Teaching as a form of liberation is stronger than our academic institutions of higher education that insist on embodying hatred. I refuse to disappear as a Palestinian woman, as a scholar, and as an educator. My talk at Stanford was rooted in, and inspired by, the daily practices and theories of Palestinian women in Gaza who have been teaching the world lessons on Indigenous intergenerational survival, love, and liberation for decades. As I write this, more than 12,300 Palestinian women have been killed in Gaza, nearly 14,000 widowed and 17,000 mothers have lost their children during the genocide thus far. Thousands of others are held captive, being starved to death by Israeli occupation forces.
In the end, perhaps my discipline as a liberation-minded Palestinian scholar digs deeper than anthropology or even feminism. Yet institutions of higher education across the U.S. and allied colonial nation-states continue to affirm a racist mentality that seeks to silence or even lynch Palestinian teachings and understandings. As U.S. universities face militarized assaults on freedom of speech, the dismantling of DEI initiatives, funding freezes, and attacks on books, courses and research, faculty and students must resist the urge to disappear. We must continue our attempts to hold university institutions, administrators, and our colleagues accountable for their role in the attempts to suppress and erase our Palestinian voices and narratives.
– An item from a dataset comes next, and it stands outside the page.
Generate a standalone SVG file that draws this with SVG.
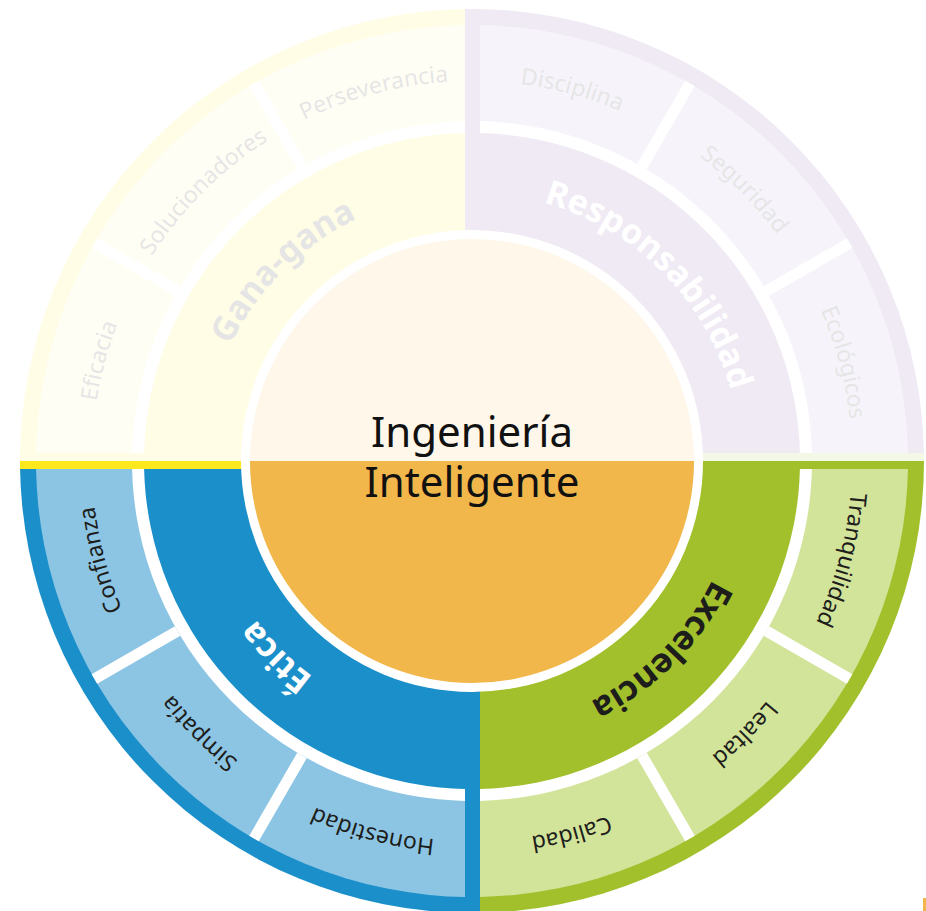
<svg xmlns="http://www.w3.org/2000/svg" xmlns:xlink="http://www.w3.org/1999/xlink" width="926" height="911" viewBox="0 0 926 911">
<style>
  text { font-family: "Noto Sans", "DejaVu Sans", sans-serif; }
  .sub { font-size: 23px; fill: #1d1d1b; text-anchor: middle; }
  .main { font-size: 34px; font-weight: 700; text-anchor: middle; }
  .dark { fill: #1d1d1b; }
  .light { fill: #ffffff; }
  .gap { stroke: #ffffff; stroke-width: 11; fill: none; }
  .center { font-size: 42px; fill: #111111; text-anchor: middle; }
</style>
<defs>
  <path id="subArc" d="M852 461A380 380 0 1 1 92 461A380 380 0 1 1 852 461"/>
  <path id="mainArc" d="M740 461A268 268 0 1 1 204 461A268 268 0 1 1 740 461"/>
  <clipPath id="clipTLo"><rect x="0" y="0" width="465" height="469"/></clipPath>
  <clipPath id="clipTLi"><rect x="0" y="0" width="465" height="453"/></clipPath>
  <clipPath id="clipTRo"><rect x="465" y="0" width="461" height="453"/></clipPath>
  <clipPath id="clipTRi"><rect x="480" y="0" width="446" height="453"/></clipPath>
  <clipPath id="clipBRo"><rect x="480" y="453" width="446" height="458"/></clipPath>
  <clipPath id="clipBRi"><rect x="480" y="469" width="446" height="442"/></clipPath>
  <clipPath id="clipBLo"><rect x="0" y="469" width="480" height="442"/></clipPath>
  <clipPath id="clipBLi"><rect x="0" y="469" width="465" height="442"/></clipPath>
</defs>
<rect width="926" height="911" fill="#ffffff"/>

<g id="gana-gana">
  <circle cx="472" cy="461" r="452" fill="#fde81d" clip-path="url(#clipTLo)"/>
  <g clip-path="url(#clipTLi)">
    <circle cx="472" cy="461" r="436" fill="#fff29a"/>
    <circle cx="472" cy="461" r="340" fill="#ffffff"/>
    <circle cx="472" cy="461" r="328" fill="#fde81d"/>
    <path class="gap" d="M177.6 291L94.4 243M302 166.6L254 83.4"/>
  </g>
  <text class="main dark"><textPath xlink:href="#subArc" href="#mainArc" startOffset="1052.43">Gana-gana</textPath></text>
  <g id="eficacia"><text class="sub"><textPath href="#subArc" startOffset="1293.29">Eficacia</textPath></text></g>
  <g id="solucionadores"><text class="sub"><textPath href="#subArc" startOffset="1492.26">Solucionadores</textPath></text></g>
  <g id="perseverancia"><text class="sub"><textPath href="#subArc" startOffset="1691.23">Perseverancia</textPath></text></g>
</g>

<g id="responsabilidad">
  <circle cx="472" cy="461" r="452" fill="#76479a" clip-path="url(#clipTRo)"/>
  <g clip-path="url(#clipTRi)">
    <circle cx="472" cy="461" r="436" fill="#ab9ccd"/>
    <circle cx="472" cy="461" r="340" fill="#ffffff"/>
    <circle cx="472" cy="461" r="328" fill="#76479a"/>
    <path class="gap" d="M642 166.6L690 83.4M766.4 291L849.6 243"/>
  </g>
  <text class="main light"><textPath href="#mainArc" startOffset="1473.40">Responsabilidad</textPath></text>
  <g id="disciplina"><text class="sub"><textPath href="#subArc" startOffset="1890.19">Disciplina</textPath></text></g>
  <g id="seguridad"><text class="sub"><textPath href="#subArc" startOffset="2089.16">Seguridad</textPath></text></g>
  <g id="ecologicos"><text class="sub"><textPath href="#subArc" startOffset="2288.13">Ecológicos</textPath></text></g>
</g>

<g id="excelencia">
  <circle cx="472" cy="461" r="452" fill="#a2c02b" clip-path="url(#clipBRo)"/>
  <g clip-path="url(#clipBRi)">
    <circle cx="472" cy="461" r="436" fill="#d2e39a"/>
    <circle cx="472" cy="461" r="340" fill="#ffffff"/>
    <circle cx="472" cy="461" r="328" fill="#a2c02b"/>
    <path class="gap" d="M766.4 631L849.6 679M642 755.4L690 838.6"/>
  </g>
  <text class="main dark"><textPath href="#mainArc" startOffset="210.49">Excelencia</textPath></text>
  <g id="tranquilidad"><text class="sub"><textPath href="#subArc" startOffset="99.48">Tranquilidad</textPath></text></g>
  <g id="lealtad"><text class="sub"><textPath href="#subArc" startOffset="298.45">Lealtad</textPath></text></g>
  <g id="calidad"><text class="sub"><textPath href="#subArc" startOffset="497.42">Calidad</textPath></text></g>
</g>

<g id="etica">
  <circle cx="472" cy="461" r="452" fill="#1a8fca" clip-path="url(#clipBLo)"/>
  <g clip-path="url(#clipBLi)">
    <circle cx="472" cy="461" r="436" fill="#8cc5e4"/>
    <circle cx="472" cy="461" r="340" fill="#ffffff"/>
    <circle cx="472" cy="461" r="328" fill="#1a8fca"/>
    <path class="gap" d="M302 755.4L254 838.6M177.6 631L94.4 679"/>
  </g>
  <text class="main light"><textPath href="#mainArc" startOffset="631.46">Ética</textPath></text>
  <g id="honestidad"><text class="sub"><textPath href="#subArc" startOffset="696.39">Honestidad</textPath></text></g>
  <g id="simpatia"><text class="sub"><textPath href="#subArc" startOffset="895.35">Simpatía</textPath></text></g>
  <g id="confianza"><text class="sub"><textPath href="#subArc" startOffset="1094.32">Confianza</textPath></text></g>
</g>

<g id="centro">
  <circle cx="472" cy="461" r="231" fill="#ffffff"/>
  <circle cx="472" cy="461" r="222" fill="#f1b74a"/>
</g>

<rect id="veil" x="0" y="0" width="926" height="461" fill="#ffffff" opacity="0.885"/>

<g id="centro-texto">
  <text class="center" x="472" y="447">Ingeniería</text>
  <text class="center" x="472" y="497">Inteligente</text>
</g>
<rect x="923" y="898" width="3" height="13" fill="#f1b74a"/>
<g id="connectors"/>
</svg>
If my talk would have moved forward, despite the threats, perhaps I would have ended with a series of questions. One of them might have been: what happens to higher education prepared to erase teachings from below? Education disappears.
But, since my talk was not able to move forward, since zionist threats were effective, in this instance, in garnering the fear of faculty and administrators, I am forced to ask instead: What happens when 21st century anthropology erases teachings from below? What does it say about the liberal anti-racist conceit that the discipline has prided itself to be? Stanford, as we are witnessing, is answering these questions in real time. While faculty might think that anticipatory obedience to zionist threats is a form of protection, it is also the anticipatory recommitment to the discipline’s origins. As anthropologists, we are witnessing a doubling down on the discipline’s classical roots where a Palestinian woman can only occupy the savage slot–she can only speak as an object of research, through the colonizer’s narrative of her–not as a producer of knowledge.